Mid South Gravel: Podiums on Rene Herse

Posted by: Jan Heine Category: Uncategorized

Mid South Gravel: Podiums on Rene Herse

Mid South has been called the opening weekend of gravel: It marks the real start of the season’s big races. And for good reason: The team in Stillwater puts on a festival like no other, and the red dirt of Oklahoma makes for great racing.

Rene Herse has a long history at Mid South, ever since Ted King first raced here on the 700C x 44 mm Snoqualmie Pass, exactly five years ago. Back then, the idea of running slick tires on gravel was almost unheard of. In the event, Ted was barely outsprinted by Payson McElveen, but Ted’s second place was the first of many podiums on supple Rene Herse tires.

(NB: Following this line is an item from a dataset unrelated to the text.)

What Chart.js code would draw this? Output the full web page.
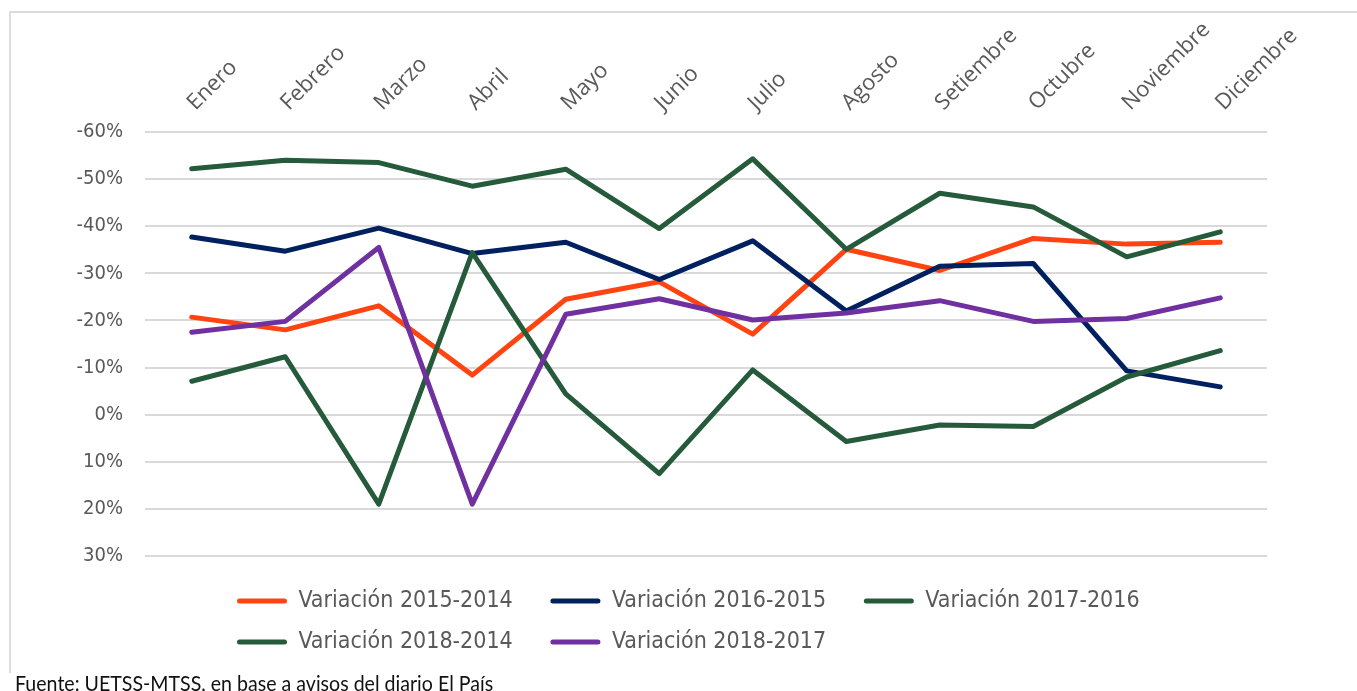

Remarkably, the top three from 2019 were at it again last weekend, all in the top 15, and riding faster average speeds than the winning time in 2019. From left to right: Ted King, Payson McElveen, Drew Dillman back in 2019. Gravel really has come a long way. Sadly, there’s no stopping to lounge on road-side sofas these days any longer. But, as Ted pointed out, the racing is better than ever. He said: “My power profile from this year’s Mid South blows the 2019 race out of the water: 306 watts average power versus 279 watts. That, plus a swift moving peloton, helps explain cutting 30 minutes (!) off the 100-mile ride.”

This year, Brennan Wertz (in the white jersey) came 8th, just 1:10 minutes behind the winner, Torbjorn Røed. Remarkably, Brennan was on the same Snoqualmie Pass 700C x 44 mm tires that Ted first introduced here five years ago.

Among the women, two of the three podium finishers also rolled on Rene Herse Snoqualmie Pass tires. Jenna Rinehart (center, Mazda Orange Seal Team) came second, while Caroline Wreszin (right, Cinch Cycling) was third across the line. Jenna tells the story of the women’s race:

“The mass start was a hectic dust cloud for the first 12 miles. I positioned myself well and kept safe. Lauren de Creszenzo ended up getting into a group just up the road, and I couldn’t quite close the gap. After the creek crossing, I found myself with a few other women and some men. The other women ended up falling off our group about 20 miles in, and then I was able to bridge up to the next group that contained Caroline. Caroline and I rode the next 70 miles in a group together. I threw in a couple attacks, but couldn’t make it stick. We exited the single track around mile 90 and rode the last 10 miles together, just the two of us. With a downhill sprint to the finish, I was able to just get her at the line. That might be my first time ever winning a sprint!”

Caroline added: “The dirt and the ruts and the sand and the jeeps and the insanely fast speeds and the smiles and the hugs and the community and the start line brass band—Mid South Gravel just keeps getting better. This year’s 3rd place somehow feels sweeter than last year’s 2nd. Harder fought, better earned. A confirmation that the game is fun, and I love to play it. And there’s no place more exiting to be than that.”

Congratulations to all the riders who raced hard, rode well, and made gravel such a fun, inclusive part of the cycling.